THE EURO ELECTIONS: THE EXIT ROUTE BEGINS?

THINK BEFORE YOU VOTE UKIP

Northern voters could begin the process of the UK leaving the European Union next Thursday. If that’s what you want, vote UKIP, send the Tories into a tailspin and expel the Liberal Democrat MEPs who have had the guts to stand up for the European ideal.

Be in no doubt these, usually ignored, elections to the European Parliament are very important. On the night of Sunday May 25th the North West and Yorkshire and the Humber could well return six UKIP MEPs and no Lib Dems. Nationally UKIP could win the election. Pundits will be predicting that their bandwagon could roll on to the General Election.

Tory backbenchers will panic. The pressure on David Cameron to ratchet up his demands for reform of the European Union (already large) will make them completely unacceptable to our potential allies in Germany and Sweden. If re-elected Cameron will fail in the renegotiation. He will still campaign for a Yes vote in the 2017 referendum and Britain will vote to come out.

People must have this scenario clear in their minds as they vote in these European elections. As I say if you want out you know what to do, but if you realise the damage our exit would cause Britain, then you need to halt the UKIP bandwagon before it gets started.

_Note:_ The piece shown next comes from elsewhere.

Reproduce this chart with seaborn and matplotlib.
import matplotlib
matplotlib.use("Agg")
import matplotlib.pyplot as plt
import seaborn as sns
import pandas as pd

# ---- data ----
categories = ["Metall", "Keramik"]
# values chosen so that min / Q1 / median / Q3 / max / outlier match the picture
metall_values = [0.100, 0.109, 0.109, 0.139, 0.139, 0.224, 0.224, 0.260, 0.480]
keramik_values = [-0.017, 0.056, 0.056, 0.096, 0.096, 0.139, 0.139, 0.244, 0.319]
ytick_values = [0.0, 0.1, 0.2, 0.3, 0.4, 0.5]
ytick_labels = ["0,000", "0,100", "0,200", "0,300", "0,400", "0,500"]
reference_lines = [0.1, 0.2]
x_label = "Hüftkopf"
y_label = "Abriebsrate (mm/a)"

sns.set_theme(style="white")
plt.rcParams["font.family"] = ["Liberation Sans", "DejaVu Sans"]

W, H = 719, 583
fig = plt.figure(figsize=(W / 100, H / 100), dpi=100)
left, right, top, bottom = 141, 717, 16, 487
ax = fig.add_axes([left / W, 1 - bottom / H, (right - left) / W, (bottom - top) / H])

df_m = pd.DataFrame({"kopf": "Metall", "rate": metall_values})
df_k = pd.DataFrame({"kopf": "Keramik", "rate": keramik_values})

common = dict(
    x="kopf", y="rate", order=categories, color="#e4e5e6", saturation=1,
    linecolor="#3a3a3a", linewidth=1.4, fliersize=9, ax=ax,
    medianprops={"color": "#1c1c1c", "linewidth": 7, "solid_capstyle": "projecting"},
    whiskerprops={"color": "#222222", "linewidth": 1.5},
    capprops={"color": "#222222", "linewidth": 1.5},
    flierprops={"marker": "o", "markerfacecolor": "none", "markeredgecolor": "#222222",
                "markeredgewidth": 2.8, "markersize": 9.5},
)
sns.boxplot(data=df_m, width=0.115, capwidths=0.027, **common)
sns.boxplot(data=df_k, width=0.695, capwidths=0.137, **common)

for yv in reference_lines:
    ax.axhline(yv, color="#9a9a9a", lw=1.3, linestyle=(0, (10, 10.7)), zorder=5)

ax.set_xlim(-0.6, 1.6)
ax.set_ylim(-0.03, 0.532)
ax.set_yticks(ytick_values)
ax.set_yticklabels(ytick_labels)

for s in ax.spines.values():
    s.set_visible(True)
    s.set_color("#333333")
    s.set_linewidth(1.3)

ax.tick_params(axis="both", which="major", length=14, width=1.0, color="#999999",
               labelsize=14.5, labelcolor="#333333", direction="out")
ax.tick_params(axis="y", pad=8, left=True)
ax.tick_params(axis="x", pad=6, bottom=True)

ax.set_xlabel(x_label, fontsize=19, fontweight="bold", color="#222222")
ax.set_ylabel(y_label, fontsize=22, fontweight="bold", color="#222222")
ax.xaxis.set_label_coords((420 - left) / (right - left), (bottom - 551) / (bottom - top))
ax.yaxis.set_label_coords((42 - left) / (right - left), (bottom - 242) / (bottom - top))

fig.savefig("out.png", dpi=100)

THE CANDIDATES: NORTH WEST

European stalwarts are standing down. Sir Robert Atkins was that rare breed, a pro European Conservative. He’s going, along with Brian Simpson who’s represented Labour on and off for 25 years. The shock departure for the party is Arlene McCarthy. The highly effective campaigner on issues like banking reform and mobile roaming charges made a late decision to call it a day.

The voting system is proportional. The number of MEPs a party gets will be decided by the strength of their support across the whole North West. Who gets elected depends on their position on party lists that have already been drawn up. The North West will elect 8 MEPs.

It is likely Labour will get 3 MEPs. Theresa Griffin tops their list. A Liverpool councillor in the 1990s, she has been fighting these elections for years. Afzal Khan, the former Lord Mayor of Manchester is likely to join her and probably Julie Ward.

The Conservatives will re-elect Jackie Foster who first went to Europe 15 years ago. There was some surprise that she topped the Tory list ahead of the higher profile Saj Karim. He was first elected to Europe as a Liberal Democrat in 2004 and since his defection to the Tories has worked hard on trade relations between India and the EU.

Now we come to the big question. Will UKIP do well enough to knock out Chris Davies, a Lib Dem MEP for the North West for the last fifteen years? UKIP are bound to get their deputy leader Paul Nuttall re-elected. The region will also elect Louise Bours a 45 year old actress from Congleton. Then the question is will the region give UKIP sufficient support to elect UKIP s effective economics spokesman Steven Woolfe?

The eighth person elected only needs around 10% of the vote and Davies will be hoping that the residual pockets of Lib Dem strength in South Lakeland, Pendle, Liverpool and Stockport will see him through, but it is likely to be close.

The Greens did well in these elections back in 1989 and the anti fracking movement might put Peter Cranie in contention with Davies and Woolfe.

My analysis presumes that the BNP leader Nick Griffin will lose his seat. His party is riven with factions and nearly bankrupt plus UKIP have stolen the agenda on immigration.

CANDIDATES: YORKSHIRE AND THE HUMBER

An extraordinary series of events means that only two of the six people elected five years ago for this region are offering themselves again under the same party colours.

Edward Macmillan-Scott defected from the Tories to the Lib Dems. The other Lib Dem MEP, Diana Wallace stood down on health grounds. Godfrey Bloom of bongo bongo land and sluts fame left UKIP, is sitting as an independent and is not offering his talents to the voters again. The BNP’s Andrew Brons fell out with the party leader, has formed another right wing party and is not standing.

With six places up for grabs, it is likely Labour will re-elect Linda McAvan and Richard Corbett, the Tories Tim Kirkhope and UKIP Jane Collins and Amjad Bashir.

The sixth place will be close between Alex Story for the Tories, Mike Hookem UKIP and Lib Dem Edward Macmillan Scott who has been in the European Parliament for thirty years and would be a real scalp for UKIP.